Das ist doch klasse! Diesen Gestaltungswillen brauchen wir, um die Sicht von Kindern und Jugendlichen auf ihre Rechte in der App darstellen zu können – von Jugendlichen, für Jugendliche. So wird die App authentisch und die Fragen aus dem Alltag können beantwortet werden.

Das Deutsche Kinderhilfswerk schreibt zum Weltkindertag, dass die Kinder-Interessen in der Politik nach wie vor an vielen Stellen systematisch ausgeblendet werden. Unter anderem sollten demokratische Beteiligungsmöglichkeiten von Kindern und Jugendlichen deutlich gestärkt werden. Wie sehen Sie das? 

Hundenborn: Aus meiner Perspektive geht es um die Aufklärung über Kinderrechte und Demokratie. Die Bundeszentrale für politische Bildung und die Landeszentrale für politische Bildung leisten beispielsweise mit ihrer Arbeit einen großen Beitrag, um zu verstehen, welche Prozesse es gibt, damit Menschen – und insbesondere Kinder und Jugendliche – unsere Gesellschaft mitgestalten und mitbestimmen können. 

Im Zuge der älter werdenden Gesellschaft sollten junge Menschen mehr politische Mitbestimmung erhalten, beispielsweise über die Absenkung des Wahlalters. Soziale, sozio-ökonomische und soziokulturelle Unterschiede sollten abgebaut werden, damit eine Chancengleichheit nicht nur auf dem Papier, sondern tatsächlich faktisch besteht.

Ein Blick in eine ideale Welt für Kinder. Wie sähe diese aus?
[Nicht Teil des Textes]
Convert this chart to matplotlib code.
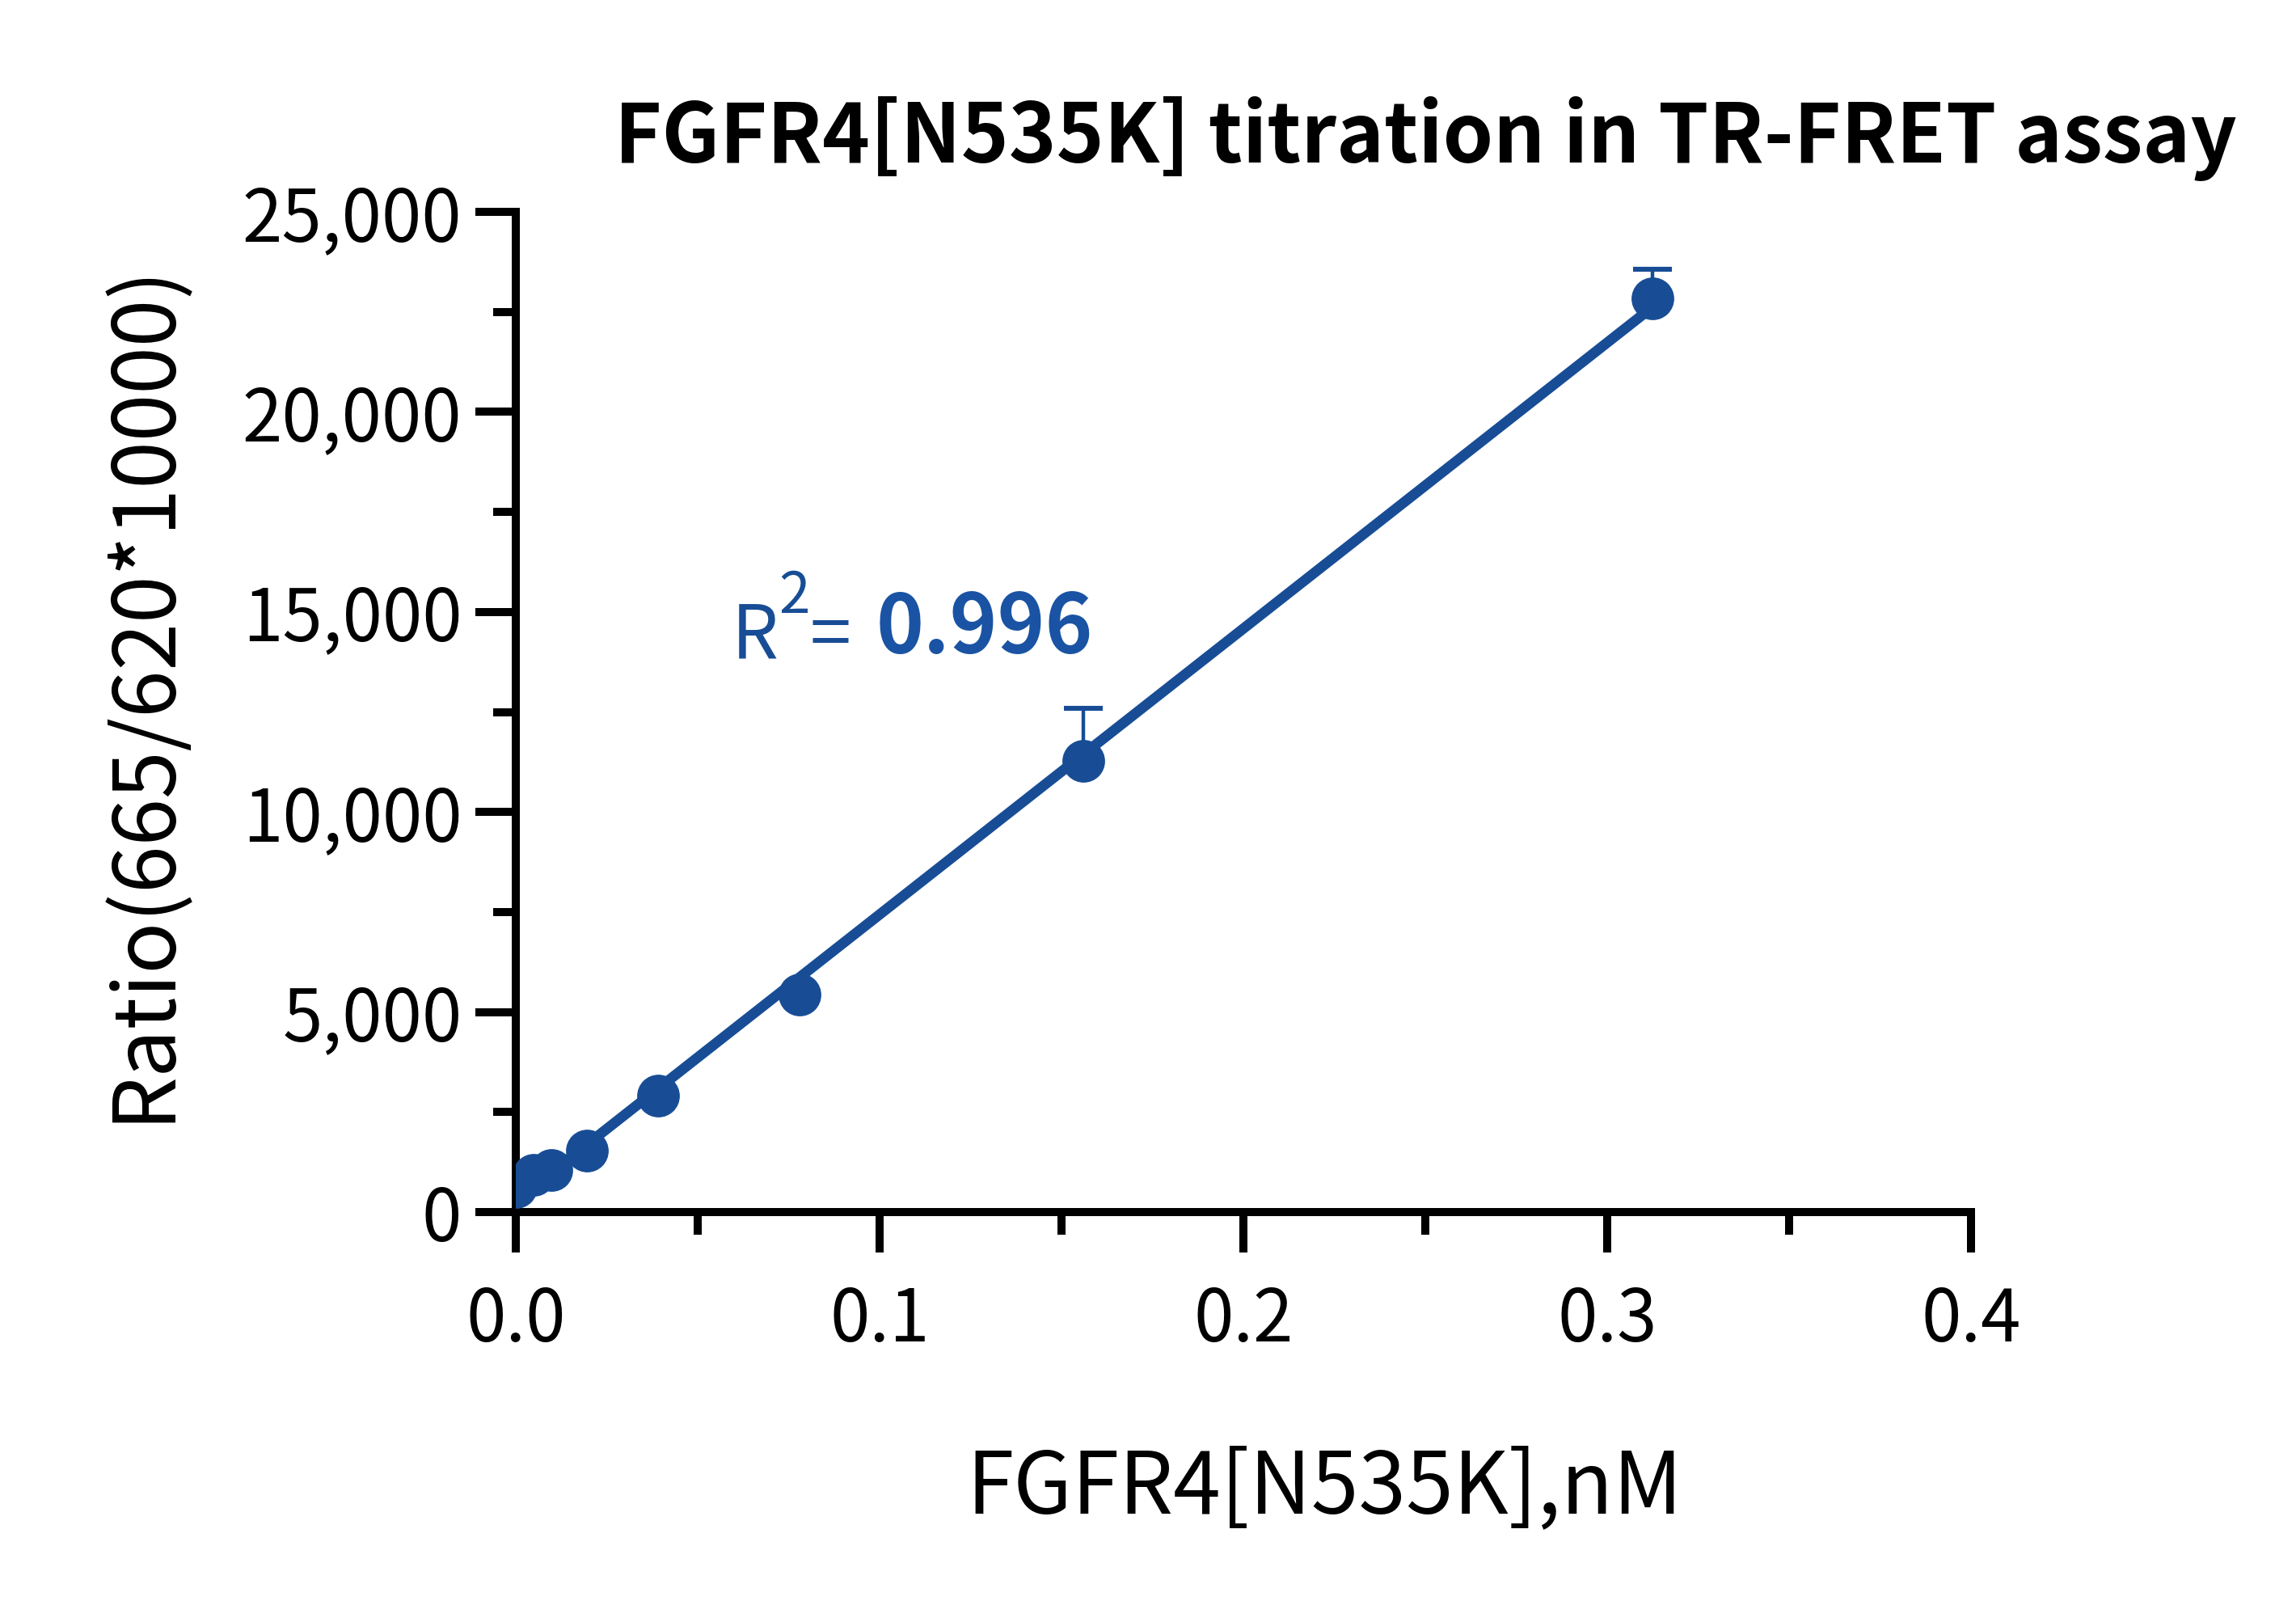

Hundenborn: Das ist für mich nur schwer vorstellbar, weil ich als Erwachsener da lieber Kinder und Jugendliche direkt für sich sprechen lassen würde. Aber ich würde mir wünschen, dass die Lebensbedingungen von Kindern und Jugendlichen in den Blick genommen werden und daraufhin unsere Gesellschaft, Politik und auch Wirtschaft ausgerichtet wird.  

Ein Beispiel ist unser Stadtbild: In den letzten 20, 30 Jahren ist hier etwas passiert, das sich jetzt langsam wieder wandelt, indem beispielsweise Parkplätze zu gemeinschaftlichen Orten, wie Spielplätzen, umgebaut werden. Dieser Umbau des Stadtbildes müsste meiner Meinung nach noch viel stärker passieren, damit Kinder und Jugendliche Orte in der Mitte der Gesellschaft haben, in denen sie sich sicher aufhalten können.

Für mich sind Kinder und Jugendliche ein selbstverständlicher Teil unserer Gesellschaft. Sie sind unsere Zukunft. Kinder sollen über ihre Bereiche mitbestimmten dürfen – vom Spielplatz bis zur Schule. Genau das steht unter anderem in der UN-Kinderrechtskonvention drin. 

Das Interview führte Christoph Bild, Fotos: Christoph Bild/Diakonie RWL, pixabay, shutterstock

Ihr/e Ansprechpartner/in
Alexander Hundenborn
Geschäftsfeld Familie und junge Menschen
Weitere Informationen

Über die App

Die Projektentwicklung der Kinderrechte-App "Justy" wird von der Aktion Mensch Stiftung über fünf Jahre (2023 bis 2027) mit 941.000 Euro gefördert.

Aktuell werden die Ergebnisse aus der wissenschaftlichen Befragung von Kindern, Jugendlichen und Fachkräften aus Piloteinrichtungen der stationären Jugendhilfe ausgewertet. Mit der Interpretation der Daten erstellt die beemio GmbH, eine Ausgründung der Fachhochschule Münster, die sich um die technische Entwicklung der App kümmert, ein Prototyp. Diesen können Jugendliche und Fachkräfte aus den Piloteinrichtungen über ein Wochenende lang im November testen.